Confidential audit report shows meltdown in South Africa's arms control regime
As detailed in the lead story of this morning's City Press, a damning confidential report by the Auditor-General demonstrates that South Africa's arms control regime is in a state of advanced crisis, with the upshot that South African arms sales may be fuelling brutal dictators and rogue regimes (see report). It is now simply imperative that action is taken to get a grip on the administrative meltdown at the National Conventional Arms Control Committee (NCACC).
This morning's report sets out the findings of a damning report by the Auditor-General on the NCACC. That report finds that the NCACC:
- "did not understand and exercise their oversight responsibility related to the issuing of permits and related controls"; and that
- "permits were issued without the proper authorisation, delegation or ratification of the NCACC".
Moreover, the report finds that:
- The register of permits for the international sale of conventional weapons is not up to date and some permits cannot be traced.
- At least 58 arms transactions with clients in at least 26 countries took place without the legally required input by relevant government departments.

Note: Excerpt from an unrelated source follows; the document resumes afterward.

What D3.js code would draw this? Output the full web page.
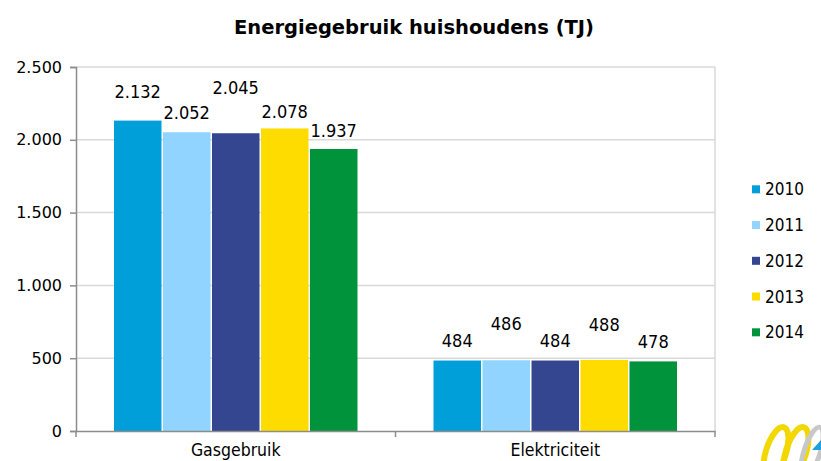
<!DOCTYPE html>
<html>
<head>
<meta charset="utf-8">
<script src="https://cdn.jsdelivr.net/npm/d3@7"></script>
<style>
  html, body { margin: 0; padding: 0; background: #fff; }
  svg { display: block; }
</style>
</head>
<body>
<svg id="chart" width="821" height="461"></svg>
<script>
// ---- data ----
const categories = ["Gasgebruik", "Elektriciteit"];
const years = ["2010", "2011", "2012", "2013", "2014"];
const values2010 = [2132, 484];
const values2011 = [2052, 486];
const values2012 = [2045, 484];
const values2013 = [2078, 488];
const values2014 = [1937, 478];
const yTicks = [0, 500, 1000, 1500, 2000, 2500];
const title = "Energiegebruik huishoudens (TJ)";

// ---- style ----
const colors = ["#009FDA", "#91D4FF", "#34468F", "#FFDC00", "#00933B"];
// vertical lift of each value label above its bar (as placed in the original)
const labelLift = [
  [22.5, 13, 39.5, 10.5, 12],
  [14, 30.5, 14, 29, 13.5]
];

const series = [values2010, values2011, values2012, values2013, values2014];
const svg = d3.select("#chart");

const plotLeft = 76, plotRight = 715, plotTop = 67, plotBottom = 431;

const nl = d3.formatLocale({ decimal: ",", thousands: ".", grouping: [3], currency: ["", ""] });
const fmt = nl.format(",d");

const y = d3.scaleLinear().domain([0, 2500]).range([plotBottom, plotTop]);
const x0 = d3.scaleBand().domain(categories).range([plotLeft, plotRight]).padding(0);
const x1 = d3.scaleBand().domain(years).range([0, x0.bandwidth()]).paddingInner(0).paddingOuter(0.76);

// gridlines
svg.append("g").selectAll("line").data(yTicks.filter(d => d > 0)).join("line")
  .attr("x1", plotLeft).attr("x2", plotRight)
  .attr("y1", d => y(d)).attr("y2", d => y(d))
  .attr("stroke", "#D9D9D9").attr("stroke-width", 1.5);
// right border
svg.append("line").attr("x1", plotRight).attr("x2", plotRight).attr("y1", plotTop).attr("y2", plotBottom)
  .attr("stroke", "#D9D9D9").attr("stroke-width", 1.5);

// bars
const groups = svg.append("g").selectAll("g").data(categories).join("g")
  .attr("transform", c => `translate(${x0(c)},0)`);
groups.each(function (c, ci) {
  const g = d3.select(this);
  years.forEach((yr, si) => {
    const v = series[si][ci];
    g.append("rect")
      .attr("x", x1(yr) + 0.75)
      .attr("width", x1.bandwidth() - 1.5)
      .attr("y", y(v))
      .attr("height", y(0) - y(v))
      .attr("fill", colors[si]);
    g.append("text")
      .attr("x", x1(yr) + x1.bandwidth() / 2)
      .attr("y", y(v) - labelLift[ci][si])
      .attr("text-anchor", "middle")
      .attr("font-family", "'DejaVu Sans Condensed', 'DejaVu Sans', sans-serif")
      .attr("font-stretch", "condensed")
      .attr("font-size", 18)
      .attr("fill", "#000")
      .text(fmt(v));
  });
});

// y axis
const yAxis = d3.axisLeft(y).tickValues(yTicks).tickFormat(fmt).tickSize(6).tickPadding(8);
const gy = svg.append("g").attr("transform", `translate(${plotLeft},0)`).call(yAxis);
gy.select(".domain").attr("stroke", "#8C8C8C").attr("stroke-width", 1.5);
gy.selectAll(".tick line").attr("stroke", "#8C8C8C").attr("stroke-width", 1.5);
gy.selectAll(".tick text").attr("font-family", "'DejaVu Sans', sans-serif").attr("font-size", 16).attr("fill", "#000");

// x axis
const xAxis = d3.axisBottom(x0).tickSize(0).tickPadding(13);
const gx = svg.append("g").attr("transform", `translate(0,${plotBottom})`).call(xAxis);
gx.select(".domain").attr("stroke", "#8C8C8C").attr("stroke-width", 1.5);
gx.selectAll(".tick text")
  .attr("font-family", "'DejaVu Sans Condensed', 'DejaVu Sans', sans-serif")
  .attr("font-stretch", "condensed")
  .attr("font-size", 17.5).attr("fill", "#000");
// category separators
const sepPos = [plotLeft, ...categories.map(c => x0(c) + x0.bandwidth())];
svg.append("g").selectAll("line").data(sepPos).join("line")
  .attr("x1", d => d).attr("x2", d => d)
  .attr("y1", plotBottom).attr("y2", plotBottom + 6)
  .attr("stroke", "#8C8C8C").attr("stroke-width", 1.5);

// title
svg.append("text")
  .attr("x", 414).attr("y", 34)
  .attr("text-anchor", "middle")
  .attr("font-family", "'DejaVu Sans', sans-serif")
  .attr("font-weight", "bold")
  .attr("font-size", 19.5)
  .attr("fill", "#000")
  .text(title);

// legend
const legend = svg.append("g").selectAll("g").data(years).join("g")
  .attr("transform", (d, i) => `translate(752,${189.3 + i * 35.75})`);
legend.append("rect").attr("x", 0).attr("y", -4).attr("width", 8).attr("height", 8)
  .attr("fill", (d, i) => colors[i]);
legend.append("text").attr("x", 13).attr("y", 6)
  .attr("font-family", "'DejaVu Sans Condensed', 'DejaVu Sans', sans-serif")
  .attr("font-stretch", "condensed")
  .attr("font-size", 17).attr("fill", "#000")
  .text(d => d);

// logo fragment (bottom right)
const logo = svg.append("g");
logo.append("ellipse").attr("cx", 776).attr("cy", 452).attr("rx", 10).attr("ry", 26)
  .attr("transform", "rotate(18,776,452)")
  .attr("fill", "none").attr("stroke", "#F2D800").attr("stroke-width", 6);
logo.append("ellipse").attr("cx", 796).attr("cy", 452).attr("rx", 10).attr("ry", 26)
  .attr("transform", "rotate(18,796,452)")
  .attr("fill", "none").attr("stroke", "#F2D800").attr("stroke-width", 6);
logo.append("ellipse").attr("cx", 812).attr("cy", 452).attr("rx", 8).attr("ry", 26)
  .attr("transform", "rotate(18,812,452)")
  .attr("fill", "none").attr("stroke", "#C8C8C8").attr("stroke-width", 5);
logo.append("path").attr("d", "M812,450 L821,440 L821,450 Z").attr("fill", "#1E9FE0");
</script>
</body>
</html>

- For at least 17 transactions there are no delivery verifications certificates, meaning arms could have been sold to rogue states.
- In some cases the certificate indicating the end-user is missing.
This is concrete evidence of an almost complete administrative breakdown that has persisted for a number of years at the NCACC. This problem has to be fixed - fast.
The country cannot afford to have any more dodgy deals that arm the dictators of the world falling through the very wide administrative cracks at the NCACC.